(Set problem): Quote from the first line below through the line that contains "72, 81, 57, 51, 41]", both included, and leave the pictures out.

(Recorded information):
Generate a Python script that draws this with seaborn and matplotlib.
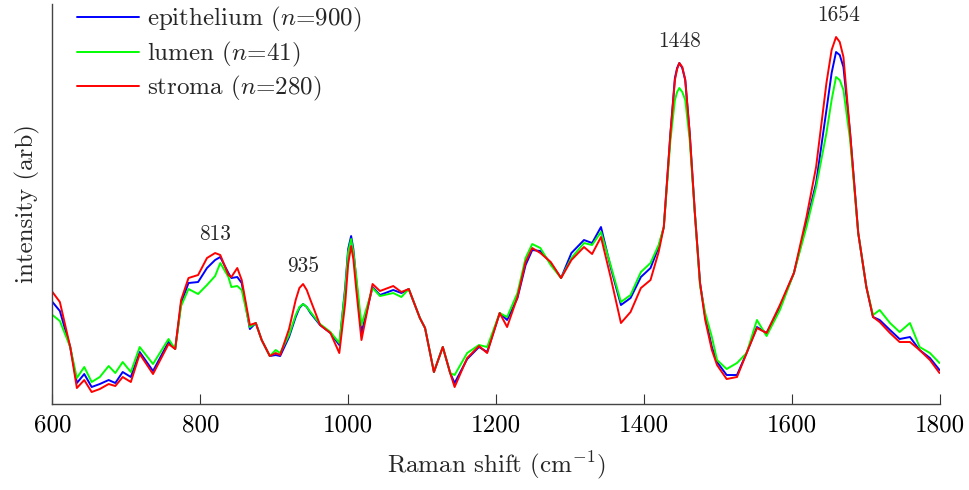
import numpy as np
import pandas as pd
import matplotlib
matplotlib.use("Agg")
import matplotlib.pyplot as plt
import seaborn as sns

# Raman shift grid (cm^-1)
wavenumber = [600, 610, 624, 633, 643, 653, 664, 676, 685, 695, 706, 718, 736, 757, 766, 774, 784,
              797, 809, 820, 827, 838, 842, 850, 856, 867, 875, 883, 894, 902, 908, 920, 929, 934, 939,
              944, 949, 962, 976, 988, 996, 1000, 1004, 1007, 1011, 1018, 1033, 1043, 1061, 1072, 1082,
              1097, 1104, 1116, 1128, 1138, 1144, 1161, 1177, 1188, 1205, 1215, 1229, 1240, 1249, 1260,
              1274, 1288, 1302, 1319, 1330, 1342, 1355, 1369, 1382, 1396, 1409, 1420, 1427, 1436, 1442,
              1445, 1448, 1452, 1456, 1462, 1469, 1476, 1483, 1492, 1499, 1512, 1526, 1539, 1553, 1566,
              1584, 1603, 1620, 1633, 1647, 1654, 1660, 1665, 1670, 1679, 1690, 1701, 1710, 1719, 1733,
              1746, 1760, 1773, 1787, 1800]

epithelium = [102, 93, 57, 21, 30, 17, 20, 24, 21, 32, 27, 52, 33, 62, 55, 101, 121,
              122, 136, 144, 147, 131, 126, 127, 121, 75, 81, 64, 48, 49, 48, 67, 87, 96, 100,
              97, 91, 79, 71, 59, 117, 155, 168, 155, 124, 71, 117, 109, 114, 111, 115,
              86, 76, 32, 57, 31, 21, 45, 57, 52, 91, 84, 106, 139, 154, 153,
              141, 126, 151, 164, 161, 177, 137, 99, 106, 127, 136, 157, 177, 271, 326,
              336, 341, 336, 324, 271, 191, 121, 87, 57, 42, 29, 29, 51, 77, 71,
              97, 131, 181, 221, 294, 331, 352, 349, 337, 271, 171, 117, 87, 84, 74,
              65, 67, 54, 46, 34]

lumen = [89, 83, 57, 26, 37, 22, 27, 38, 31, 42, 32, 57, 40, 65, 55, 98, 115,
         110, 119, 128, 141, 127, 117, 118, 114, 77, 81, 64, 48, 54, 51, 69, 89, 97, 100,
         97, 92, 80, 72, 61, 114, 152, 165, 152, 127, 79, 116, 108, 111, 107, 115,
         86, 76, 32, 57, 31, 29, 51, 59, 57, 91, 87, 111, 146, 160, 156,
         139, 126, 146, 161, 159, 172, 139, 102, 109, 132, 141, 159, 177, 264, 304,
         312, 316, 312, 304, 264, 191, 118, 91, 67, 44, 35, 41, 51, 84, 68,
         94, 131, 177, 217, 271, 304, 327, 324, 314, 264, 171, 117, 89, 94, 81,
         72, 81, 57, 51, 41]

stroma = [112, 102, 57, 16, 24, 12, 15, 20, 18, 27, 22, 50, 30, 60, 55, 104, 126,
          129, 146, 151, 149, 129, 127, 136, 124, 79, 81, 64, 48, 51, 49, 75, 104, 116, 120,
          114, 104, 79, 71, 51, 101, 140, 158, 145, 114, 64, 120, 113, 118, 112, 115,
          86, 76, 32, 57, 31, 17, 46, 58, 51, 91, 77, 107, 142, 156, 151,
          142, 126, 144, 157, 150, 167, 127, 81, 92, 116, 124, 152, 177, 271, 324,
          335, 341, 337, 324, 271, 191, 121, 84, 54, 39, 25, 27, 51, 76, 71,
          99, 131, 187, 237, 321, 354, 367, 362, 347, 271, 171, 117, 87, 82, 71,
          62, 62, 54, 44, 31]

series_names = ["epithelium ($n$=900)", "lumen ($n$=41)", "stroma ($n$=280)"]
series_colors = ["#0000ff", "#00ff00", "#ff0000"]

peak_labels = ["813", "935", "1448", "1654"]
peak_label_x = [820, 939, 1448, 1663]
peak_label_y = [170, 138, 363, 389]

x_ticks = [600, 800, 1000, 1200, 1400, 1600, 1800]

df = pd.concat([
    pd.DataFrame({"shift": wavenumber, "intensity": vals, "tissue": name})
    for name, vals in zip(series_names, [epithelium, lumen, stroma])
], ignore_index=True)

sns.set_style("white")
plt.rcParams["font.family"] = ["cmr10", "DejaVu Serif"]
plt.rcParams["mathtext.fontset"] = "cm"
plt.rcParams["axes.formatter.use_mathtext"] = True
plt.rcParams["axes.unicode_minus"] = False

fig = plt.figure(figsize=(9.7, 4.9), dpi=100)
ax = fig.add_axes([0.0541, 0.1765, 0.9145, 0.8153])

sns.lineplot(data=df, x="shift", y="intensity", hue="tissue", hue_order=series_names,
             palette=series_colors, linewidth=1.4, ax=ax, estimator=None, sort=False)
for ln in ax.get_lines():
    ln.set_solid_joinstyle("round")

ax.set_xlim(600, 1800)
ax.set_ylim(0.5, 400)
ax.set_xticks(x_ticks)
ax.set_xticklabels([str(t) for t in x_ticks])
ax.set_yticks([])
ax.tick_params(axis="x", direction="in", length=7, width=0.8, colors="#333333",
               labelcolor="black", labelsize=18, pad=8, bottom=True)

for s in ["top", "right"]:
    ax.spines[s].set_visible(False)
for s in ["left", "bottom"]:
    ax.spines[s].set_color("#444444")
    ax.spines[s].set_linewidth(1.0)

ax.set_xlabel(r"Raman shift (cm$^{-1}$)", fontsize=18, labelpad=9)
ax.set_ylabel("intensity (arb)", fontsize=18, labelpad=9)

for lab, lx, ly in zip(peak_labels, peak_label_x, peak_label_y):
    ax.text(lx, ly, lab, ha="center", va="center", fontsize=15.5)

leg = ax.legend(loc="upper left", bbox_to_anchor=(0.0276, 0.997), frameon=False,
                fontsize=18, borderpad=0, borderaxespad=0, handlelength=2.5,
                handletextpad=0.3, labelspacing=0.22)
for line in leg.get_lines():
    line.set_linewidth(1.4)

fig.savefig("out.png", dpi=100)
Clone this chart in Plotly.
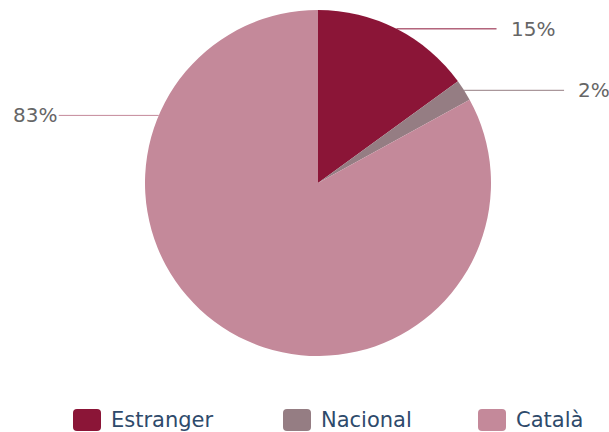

(Output):
Generate a Python script that draws this with seaborn and matplotlib.
import numpy as np
import pandas as pd
import matplotlib
matplotlib.use("Agg")
import matplotlib.pyplot as plt
import seaborn as sns

# Raman shift grid (cm^-1)
wavenumber = [600, 610, 624, 633, 643, 653, 664, 676, 685, 695, 706, 718, 736, 757, 766, 774, 784,
              797, 809, 820, 827, 838, 842, 850, 856, 867, 875, 883, 894, 902, 908, 920, 929, 934, 939,
              944, 949, 962, 976, 988, 996, 1000, 1004, 1007, 1011, 1018, 1033, 1043, 1061, 1072, 1082,
              1097, 1104, 1116, 1128, 1138, 1144, 1161, 1177, 1188, 1205, 1215, 1229, 1240, 1249, 1260,
              1274, 1288, 1302, 1319, 1330, 1342, 1355, 1369, 1382, 1396, 1409, 1420, 1427, 1436, 1442,
              1445, 1448, 1452, 1456, 1462, 1469, 1476, 1483, 1492, 1499, 1512, 1526, 1539, 1553, 1566,
              1584, 1603, 1620, 1633, 1647, 1654, 1660, 1665, 1670, 1679, 1690, 1701, 1710, 1719, 1733,
              1746, 1760, 1773, 1787, 1800]

epithelium = [102, 93, 57, 21, 30, 17, 20, 24, 21, 32, 27, 52, 33, 62, 55, 101, 121,
              122, 136, 144, 147, 131, 126, 127, 121, 75, 81, 64, 48, 49, 48, 67, 87, 96, 100,
              97, 91, 79, 71, 59, 117, 155, 168, 155, 124, 71, 117, 109, 114, 111, 115,
              86, 76, 32, 57, 31, 21, 45, 57, 52, 91, 84, 106, 139, 154, 153,
              141, 126, 151, 164, 161, 177, 137, 99, 106, 127, 136, 157, 177, 271, 326,
              336, 341, 336, 324, 271, 191, 121, 87, 57, 42, 29, 29, 51, 77, 71,
              97, 131, 181, 221, 294, 331, 352, 349, 337, 271, 171, 117, 87, 84, 74,
              65, 67, 54, 46, 34]

lumen = [89, 83, 57, 26, 37, 22, 27, 38, 31, 42, 32, 57, 40, 65, 55, 98, 115,
         110, 119, 128, 141, 127, 117, 118, 114, 77, 81, 64, 48, 54, 51, 69, 89, 97, 100,
         97, 92, 80, 72, 61, 114, 152, 165, 152, 127, 79, 116, 108, 111, 107, 115,
         86, 76, 32, 57, 31, 29, 51, 59, 57, 91, 87, 111, 146, 160, 156,
         139, 126, 146, 161, 159, 172, 139, 102, 109, 132, 141, 159, 177, 264, 304,
         312, 316, 312, 304, 264, 191, 118, 91, 67, 44, 35, 41, 51, 84, 68,
         94, 131, 177, 217, 271, 304, 327, 324, 314, 264, 171, 117, 89, 94, 81,
         72, 81, 57, 51, 41]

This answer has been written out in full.